**DATA TO USE**
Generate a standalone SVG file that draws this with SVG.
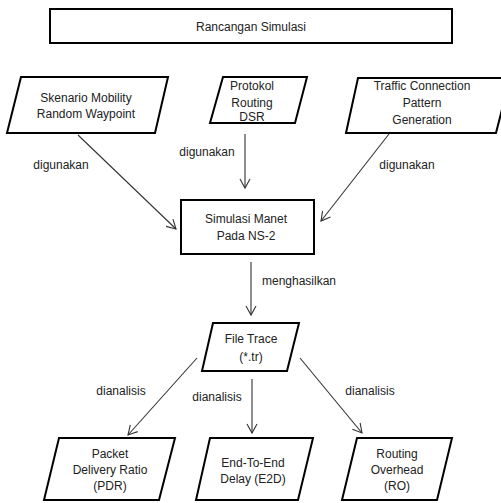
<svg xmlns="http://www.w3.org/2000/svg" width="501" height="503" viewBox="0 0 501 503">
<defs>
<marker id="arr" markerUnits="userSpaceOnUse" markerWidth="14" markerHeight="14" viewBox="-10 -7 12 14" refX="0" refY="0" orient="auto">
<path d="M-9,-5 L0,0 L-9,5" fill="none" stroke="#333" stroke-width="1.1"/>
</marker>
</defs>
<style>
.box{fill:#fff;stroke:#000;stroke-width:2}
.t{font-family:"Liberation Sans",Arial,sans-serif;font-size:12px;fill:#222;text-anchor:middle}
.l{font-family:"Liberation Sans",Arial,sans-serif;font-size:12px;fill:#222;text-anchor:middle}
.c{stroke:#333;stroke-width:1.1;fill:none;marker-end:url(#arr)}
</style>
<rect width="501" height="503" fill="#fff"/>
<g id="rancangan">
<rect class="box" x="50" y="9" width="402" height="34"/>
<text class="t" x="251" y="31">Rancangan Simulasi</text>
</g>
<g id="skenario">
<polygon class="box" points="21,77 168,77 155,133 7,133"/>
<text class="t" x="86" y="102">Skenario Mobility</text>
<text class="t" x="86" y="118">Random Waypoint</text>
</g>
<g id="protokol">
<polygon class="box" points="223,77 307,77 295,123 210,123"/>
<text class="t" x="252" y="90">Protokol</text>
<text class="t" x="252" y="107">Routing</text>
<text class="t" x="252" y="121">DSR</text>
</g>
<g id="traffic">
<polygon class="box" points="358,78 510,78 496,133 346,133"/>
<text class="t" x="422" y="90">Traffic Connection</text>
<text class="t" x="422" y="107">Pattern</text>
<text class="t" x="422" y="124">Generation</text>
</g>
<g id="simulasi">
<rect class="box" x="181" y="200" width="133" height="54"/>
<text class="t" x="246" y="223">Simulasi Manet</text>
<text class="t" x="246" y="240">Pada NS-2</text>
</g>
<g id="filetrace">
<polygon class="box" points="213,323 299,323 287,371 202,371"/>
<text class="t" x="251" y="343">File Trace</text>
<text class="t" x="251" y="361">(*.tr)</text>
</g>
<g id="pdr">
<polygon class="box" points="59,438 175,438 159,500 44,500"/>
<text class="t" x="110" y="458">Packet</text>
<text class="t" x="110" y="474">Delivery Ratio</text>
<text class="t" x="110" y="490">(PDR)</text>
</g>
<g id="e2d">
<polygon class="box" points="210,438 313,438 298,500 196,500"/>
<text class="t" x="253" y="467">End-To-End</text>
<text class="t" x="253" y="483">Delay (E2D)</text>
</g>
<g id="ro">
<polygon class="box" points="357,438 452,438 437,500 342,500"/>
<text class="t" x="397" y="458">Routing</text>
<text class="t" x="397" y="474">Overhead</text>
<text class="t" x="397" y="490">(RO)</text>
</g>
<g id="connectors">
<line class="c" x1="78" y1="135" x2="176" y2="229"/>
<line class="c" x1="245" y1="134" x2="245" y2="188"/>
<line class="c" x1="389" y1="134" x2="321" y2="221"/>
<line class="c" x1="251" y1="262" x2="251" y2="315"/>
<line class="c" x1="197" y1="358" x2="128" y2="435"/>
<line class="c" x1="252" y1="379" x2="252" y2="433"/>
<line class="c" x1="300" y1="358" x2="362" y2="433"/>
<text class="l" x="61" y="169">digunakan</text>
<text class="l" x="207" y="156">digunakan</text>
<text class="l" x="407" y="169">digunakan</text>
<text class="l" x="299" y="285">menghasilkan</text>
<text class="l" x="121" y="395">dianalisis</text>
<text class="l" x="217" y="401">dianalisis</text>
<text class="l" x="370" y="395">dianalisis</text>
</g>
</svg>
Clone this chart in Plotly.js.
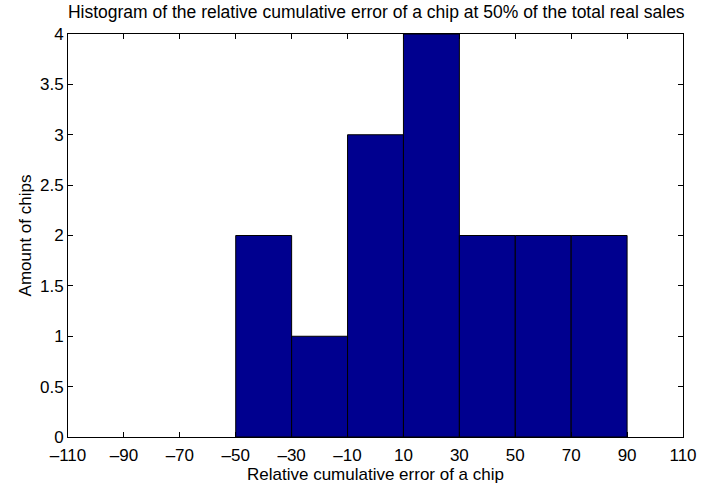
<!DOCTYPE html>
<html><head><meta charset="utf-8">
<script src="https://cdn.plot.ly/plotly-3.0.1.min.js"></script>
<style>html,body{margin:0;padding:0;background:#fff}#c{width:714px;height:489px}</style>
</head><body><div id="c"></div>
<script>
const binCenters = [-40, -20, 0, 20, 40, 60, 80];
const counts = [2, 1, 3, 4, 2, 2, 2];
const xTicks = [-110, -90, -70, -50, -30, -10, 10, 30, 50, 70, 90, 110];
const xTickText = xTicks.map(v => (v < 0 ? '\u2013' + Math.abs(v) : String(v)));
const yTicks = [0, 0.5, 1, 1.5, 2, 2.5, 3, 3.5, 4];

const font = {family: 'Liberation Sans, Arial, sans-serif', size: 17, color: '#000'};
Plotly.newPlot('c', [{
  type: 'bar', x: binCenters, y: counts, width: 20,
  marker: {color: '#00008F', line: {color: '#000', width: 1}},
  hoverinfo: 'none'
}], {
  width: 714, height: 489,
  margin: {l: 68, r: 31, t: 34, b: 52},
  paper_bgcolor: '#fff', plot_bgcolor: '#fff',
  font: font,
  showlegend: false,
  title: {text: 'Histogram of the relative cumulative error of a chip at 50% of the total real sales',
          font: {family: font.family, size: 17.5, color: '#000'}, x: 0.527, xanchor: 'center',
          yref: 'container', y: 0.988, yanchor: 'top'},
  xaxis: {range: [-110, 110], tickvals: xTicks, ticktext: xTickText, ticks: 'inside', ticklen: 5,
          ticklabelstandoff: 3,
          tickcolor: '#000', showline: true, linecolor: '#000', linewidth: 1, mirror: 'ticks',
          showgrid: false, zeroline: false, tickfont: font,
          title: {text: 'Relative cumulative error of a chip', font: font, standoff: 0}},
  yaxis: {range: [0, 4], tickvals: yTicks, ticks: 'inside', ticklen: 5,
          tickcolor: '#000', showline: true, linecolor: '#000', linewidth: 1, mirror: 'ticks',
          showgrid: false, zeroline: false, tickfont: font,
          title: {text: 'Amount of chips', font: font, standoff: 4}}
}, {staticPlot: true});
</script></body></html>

**PROBLEM TO SOLVE**
Repeat each entry precisely as it appears. Leave the pictures out.

**CORRECT OUTPUT**
Generate a standalone SVG file that draws this with SVG.
<svg xmlns="http://www.w3.org/2000/svg" width="501" height="503" viewBox="0 0 501 503">
<defs>
<marker id="arr" markerUnits="userSpaceOnUse" markerWidth="14" markerHeight="14" viewBox="-10 -7 12 14" refX="0" refY="0" orient="auto">
<path d="M-9,-5 L0,0 L-9,5" fill="none" stroke="#333" stroke-width="1.1"/>
</marker>
</defs>
<style>
.box{fill:#fff;stroke:#000;stroke-width:2}
.t{font-family:"Liberation Sans",Arial,sans-serif;font-size:12px;fill:#222;text-anchor:middle}
.l{font-family:"Liberation Sans",Arial,sans-serif;font-size:12px;fill:#222;text-anchor:middle}
.c{stroke:#333;stroke-width:1.1;fill:none;marker-end:url(#arr)}
</style>
<rect width="501" height="503" fill="#fff"/>
<g id="rancangan">
<rect class="box" x="50" y="9" width="402" height="34"/>
<text class="t" x="251" y="31">Rancangan Simulasi</text>
</g>
<g id="skenario">
<polygon class="box" points="21,77 168,77 155,133 7,133"/>
<text class="t" x="86" y="102">Skenario Mobility</text>
<text class="t" x="86" y="118">Random Waypoint</text>
</g>
<g id="protokol">
<polygon class="box" points="223,77 307,77 295,123 210,123"/>
<text class="t" x="252" y="90">Protokol</text>
<text class="t" x="252" y="107">Routing</text>
<text class="t" x="252" y="121">DSR</text>
</g>
<g id="traffic">
<polygon class="box" points="358,78 510,78 496,133 346,133"/>
<text class="t" x="422" y="90">Traffic Connection</text>
<text class="t" x="422" y="107">Pattern</text>
<text class="t" x="422" y="124">Generation</text>
</g>
<g id="simulasi">
<rect class="box" x="181" y="200" width="133" height="54"/>
<text class="t" x="246" y="223">Simulasi Manet</text>
<text class="t" x="246" y="240">Pada NS-2</text>
</g>
<g id="filetrace">
<polygon class="box" points="213,323 299,323 287,371 202,371"/>
<text class="t" x="251" y="343">File Trace</text>
<text class="t" x="251" y="361">(*.tr)</text>
</g>
<g id="pdr">
<polygon class="box" points="59,438 175,438 159,500 44,500"/>
<text class="t" x="110" y="458">Packet</text>
<text class="t" x="110" y="474">Delivery Ratio</text>
<text class="t" x="110" y="490">(PDR)</text>
</g>
<g id="e2d">
<polygon class="box" points="210,438 313,438 298,500 196,500"/>
<text class="t" x="253" y="467">End-To-End</text>
<text class="t" x="253" y="483">Delay (E2D)</text>
</g>
<g id="ro">
<polygon class="box" points="357,438 452,438 437,500 342,500"/>
<text class="t" x="397" y="458">Routing</text>
<text class="t" x="397" y="474">Overhead</text>
<text class="t" x="397" y="490">(RO)</text>
</g>
<g id="connectors">
<line class="c" x1="78" y1="135" x2="176" y2="229"/>
<line class="c" x1="245" y1="134" x2="245" y2="188"/>
<line class="c" x1="389" y1="134" x2="321" y2="221"/>
<line class="c" x1="251" y1="262" x2="251" y2="315"/>
<line class="c" x1="197" y1="358" x2="128" y2="435"/>
<line class="c" x1="252" y1="379" x2="252" y2="433"/>
<line class="c" x1="300" y1="358" x2="362" y2="433"/>
<text class="l" x="61" y="169">digunakan</text>
<text class="l" x="207" y="156">digunakan</text>
<text class="l" x="407" y="169">digunakan</text>
<text class="l" x="299" y="285">menghasilkan</text>
<text class="l" x="121" y="395">dianalisis</text>
<text class="l" x="217" y="401">dianalisis</text>
<text class="l" x="370" y="395">dianalisis</text>
</g>
</svg>
Clone this chart in Plotly.js.
<!DOCTYPE html>
<html><head><meta charset="utf-8">
<script src="https://cdn.plot.ly/plotly-3.0.1.min.js"></script>
<style>html,body{margin:0;padding:0;background:#fff}#c{width:714px;height:489px}</style>
</head><body><div id="c"></div>
<script>
const binCenters = [-40, -20, 0, 20, 40, 60, 80];
const counts = [2, 1, 3, 4, 2, 2, 2];
const xTicks = [-110, -90, -70, -50, -30, -10, 10, 30, 50, 70, 90, 110];
const xTickText = xTicks.map(v => (v < 0 ? '\u2013' + Math.abs(v) : String(v)));
const yTicks = [0, 0.5, 1, 1.5, 2, 2.5, 3, 3.5, 4];

const font = {family: 'Liberation Sans, Arial, sans-serif', size: 17, color: '#000'};
Plotly.newPlot('c', [{
  type: 'bar', x: binCenters, y: counts, width: 20,
  marker: {color: '#00008F', line: {color: '#000', width: 1}},
  hoverinfo: 'none'
}], {
  width: 714, height: 489,
  margin: {l: 68, r: 31, t: 34, b: 52},
  paper_bgcolor: '#fff', plot_bgcolor: '#fff',
  font: font,
  showlegend: false,
  title: {text: 'Histogram of the relative cumulative error of a chip at 50% of the total real sales',
          font: {family: font.family, size: 17.5, color: '#000'}, x: 0.527, xanchor: 'center',
          yref: 'container', y: 0.988, yanchor: 'top'},
  xaxis: {range: [-110, 110], tickvals: xTicks, ticktext: xTickText, ticks: 'inside', ticklen: 5,
          ticklabelstandoff: 3,
          tickcolor: '#000', showline: true, linecolor: '#000', linewidth: 1, mirror: 'ticks',
          showgrid: false, zeroline: false, tickfont: font,
          title: {text: 'Relative cumulative error of a chip', font: font, standoff: 0}},
  yaxis: {range: [0, 4], tickvals: yTicks, ticks: 'inside', ticklen: 5,
          tickcolor: '#000', showline: true, linecolor: '#000', linewidth: 1, mirror: 'ticks',
          showgrid: false, zeroline: false, tickfont: font,
          title: {text: 'Amount of chips', font: font, standoff: 4}}
}, {staticPlot: true});
</script></body></html>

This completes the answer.